* [Stated problem] The listing below is the input. Say how many of its lines contain "React", giving the number alone.

* [Supplied data]
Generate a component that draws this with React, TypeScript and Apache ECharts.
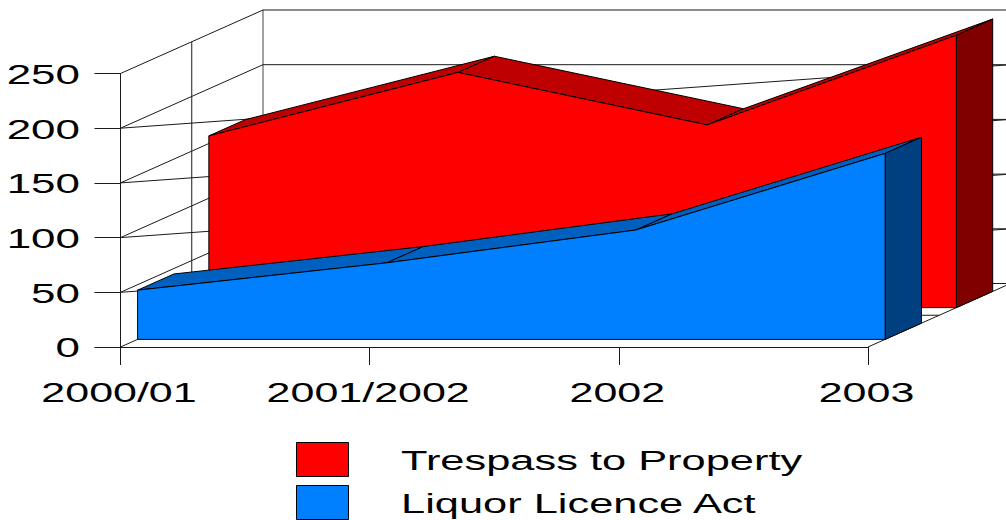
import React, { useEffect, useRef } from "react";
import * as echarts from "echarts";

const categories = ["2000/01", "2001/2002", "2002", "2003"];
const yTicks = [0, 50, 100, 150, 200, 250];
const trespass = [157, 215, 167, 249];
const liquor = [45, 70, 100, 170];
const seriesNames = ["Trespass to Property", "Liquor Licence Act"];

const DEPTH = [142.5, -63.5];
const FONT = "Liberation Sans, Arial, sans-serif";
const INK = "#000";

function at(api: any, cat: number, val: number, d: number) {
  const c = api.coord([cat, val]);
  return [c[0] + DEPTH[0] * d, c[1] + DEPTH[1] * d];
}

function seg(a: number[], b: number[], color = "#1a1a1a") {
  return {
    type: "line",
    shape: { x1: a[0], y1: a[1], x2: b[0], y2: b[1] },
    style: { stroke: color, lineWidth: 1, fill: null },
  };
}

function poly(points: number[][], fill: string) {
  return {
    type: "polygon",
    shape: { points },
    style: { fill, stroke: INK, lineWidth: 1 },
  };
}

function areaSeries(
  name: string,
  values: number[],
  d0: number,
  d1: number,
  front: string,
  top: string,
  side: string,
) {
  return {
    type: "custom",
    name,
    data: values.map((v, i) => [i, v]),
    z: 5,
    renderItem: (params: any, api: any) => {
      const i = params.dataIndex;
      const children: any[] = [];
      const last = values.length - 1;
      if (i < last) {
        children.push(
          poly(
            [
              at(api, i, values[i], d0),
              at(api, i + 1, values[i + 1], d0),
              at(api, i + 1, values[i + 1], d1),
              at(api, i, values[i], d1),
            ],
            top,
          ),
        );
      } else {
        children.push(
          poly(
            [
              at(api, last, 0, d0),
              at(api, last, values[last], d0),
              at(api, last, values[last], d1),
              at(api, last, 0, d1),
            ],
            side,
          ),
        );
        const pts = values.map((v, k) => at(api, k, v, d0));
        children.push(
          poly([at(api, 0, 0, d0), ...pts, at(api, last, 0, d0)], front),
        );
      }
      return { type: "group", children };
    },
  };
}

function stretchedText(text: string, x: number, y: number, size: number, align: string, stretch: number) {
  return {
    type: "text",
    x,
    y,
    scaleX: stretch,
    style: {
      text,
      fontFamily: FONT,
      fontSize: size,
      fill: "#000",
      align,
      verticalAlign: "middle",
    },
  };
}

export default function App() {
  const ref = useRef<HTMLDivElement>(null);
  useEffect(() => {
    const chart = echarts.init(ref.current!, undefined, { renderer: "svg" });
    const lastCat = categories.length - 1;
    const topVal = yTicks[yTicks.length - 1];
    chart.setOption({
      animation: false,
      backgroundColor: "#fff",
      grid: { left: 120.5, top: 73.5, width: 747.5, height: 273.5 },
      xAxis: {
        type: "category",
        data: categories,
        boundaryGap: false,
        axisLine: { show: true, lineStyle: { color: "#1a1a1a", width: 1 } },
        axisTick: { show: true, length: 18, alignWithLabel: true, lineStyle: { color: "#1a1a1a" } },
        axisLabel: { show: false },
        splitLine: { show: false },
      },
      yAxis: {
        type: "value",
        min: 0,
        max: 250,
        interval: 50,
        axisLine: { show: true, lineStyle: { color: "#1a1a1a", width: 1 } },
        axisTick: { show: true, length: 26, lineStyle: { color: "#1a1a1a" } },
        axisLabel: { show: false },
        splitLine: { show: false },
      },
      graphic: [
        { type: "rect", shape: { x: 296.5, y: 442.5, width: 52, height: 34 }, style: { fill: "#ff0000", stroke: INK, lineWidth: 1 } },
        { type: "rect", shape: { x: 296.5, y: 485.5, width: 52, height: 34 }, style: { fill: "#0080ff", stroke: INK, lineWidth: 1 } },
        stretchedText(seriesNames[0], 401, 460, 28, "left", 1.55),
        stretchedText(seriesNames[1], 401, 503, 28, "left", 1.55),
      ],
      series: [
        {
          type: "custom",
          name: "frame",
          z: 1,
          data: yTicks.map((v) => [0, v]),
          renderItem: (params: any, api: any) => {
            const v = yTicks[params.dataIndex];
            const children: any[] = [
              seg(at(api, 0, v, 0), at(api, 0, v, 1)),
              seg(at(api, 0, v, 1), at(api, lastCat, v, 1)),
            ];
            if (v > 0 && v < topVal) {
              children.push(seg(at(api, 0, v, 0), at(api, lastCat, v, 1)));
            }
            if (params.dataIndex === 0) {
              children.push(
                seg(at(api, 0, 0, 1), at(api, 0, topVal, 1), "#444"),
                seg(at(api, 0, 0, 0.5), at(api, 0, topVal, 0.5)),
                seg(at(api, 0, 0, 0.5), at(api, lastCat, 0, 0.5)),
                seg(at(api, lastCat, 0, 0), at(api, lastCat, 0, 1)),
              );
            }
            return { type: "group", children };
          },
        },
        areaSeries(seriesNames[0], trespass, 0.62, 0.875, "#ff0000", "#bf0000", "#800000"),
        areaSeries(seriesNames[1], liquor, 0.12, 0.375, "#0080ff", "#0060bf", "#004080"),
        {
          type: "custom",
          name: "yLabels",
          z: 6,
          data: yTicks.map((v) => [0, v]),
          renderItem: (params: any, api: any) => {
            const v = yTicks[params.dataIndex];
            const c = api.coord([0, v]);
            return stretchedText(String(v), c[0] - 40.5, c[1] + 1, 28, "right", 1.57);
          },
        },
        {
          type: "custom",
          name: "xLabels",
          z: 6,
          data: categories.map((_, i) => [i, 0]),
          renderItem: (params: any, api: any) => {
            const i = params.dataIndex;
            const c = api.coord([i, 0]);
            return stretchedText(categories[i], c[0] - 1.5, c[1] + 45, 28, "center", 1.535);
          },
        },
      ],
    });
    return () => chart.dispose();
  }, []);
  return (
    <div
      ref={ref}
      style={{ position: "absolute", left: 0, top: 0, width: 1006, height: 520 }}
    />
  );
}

* [Reply to the exercise] 2